Where it gets a bit complicated is after the sale. Each SMA Manager has a different policy on tax loss harvesting. Some Managers do not even allow it. They mention that selling off stocks for tax loss harvesting may hurt the performance or the integrity of the portfolio. Ultimately, an investor is paying a premium for a feature and not having the ability to take advantage of the benefit. Some managers will offer the service, sell the stocks at a loss, but leave the money in cash for a month to avoid the 30-day wash-sale rule. This is not a good option if the market goes up and the investor’s money is on the sideline. One approach you have to be careful of is those managers that sell the stocks but then automatically buy and sell small portions of all the other stocks in the portfolio to rebalance the account. Not only does this increase the trading in the account, it may also generate additional capital gains you were not expecting. The good advisors and SMA Managers will continuously look for these opportunities, sell the stocks when necessary, and find alternative investments like ETFs as a holding spot to keep the money invested in the market. Unfortunately, for most investors who own separately managed accounts, the feature of tax loss harvesting is significantly underutilized.

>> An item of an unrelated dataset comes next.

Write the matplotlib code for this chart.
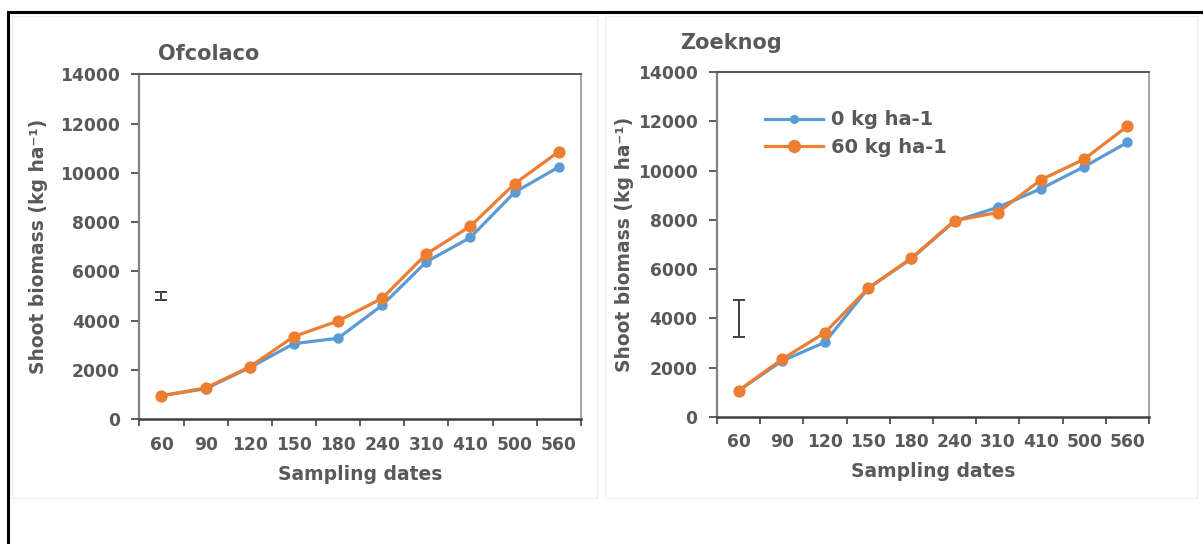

In a Passive Investment Management approach, tax loss harvesting is not nearly as complex and can be much more tax efficient. First, most passively managed structured investments which include index funds and ETFs, generally pay little to no capital gains distributions throughout the year. This is an upfront advantage for those investors with a disciplined long-term approach to investment management. Essentially, you own a large basket of companies, with minimal turnover, inside a single security. A well-diversified portfolio will have a mixture of passively structured investment holdings with low correlation to give you the best return per unit of risk in a very tax efficient fashion. Unless an index fund or ETF is sold within a passively structured investment portfolio, taxes should be minimal from year to year. If at some point capital losses need to be incurred within a passively structured investment portfolio, there is only one transaction to sell the basket of companies at a loss and one transaction to immediately purchase another basket of companies. This is fine as long as the new investment is not substantially identical to the one previously sold for a loss. This can make a well-diversified Passively Structured Investment portfolio more tax efficient, less complex and as mentioned before, purchased at a lower cost.
There are advisors out there that take on tax loss harvesting for their clients faithfully; however, the majority of advisors do not have a formula or a process in place to reap the benefit of this feature. The advantages of separately managed accounts are all wonderful as long as the clients utilize their features and understand their benefits. The reality of separately managed account holders is that only a handful of clients actually need and utilize some of these features. Ultimately, total fees within an investment portfolio along with Uncle Sam dipping his hand into your account, create a significant drag on wealth creation and wealth preservation. Seeking an investment advisor with a philosophy in Passively Structured investment management can virtually eliminate both which will provide you a portfolio with the best return per unit of risk over the long haul. This raises the question, “Are separately managed accounts appropriate for the high net worth segment of the population?” I will end by referring back to a quote from Part I of this article about the issues with Separately Managed Accounts, “Ultimately a client may be paying a premium for an aesthetically appealing account he may not necessarily need.”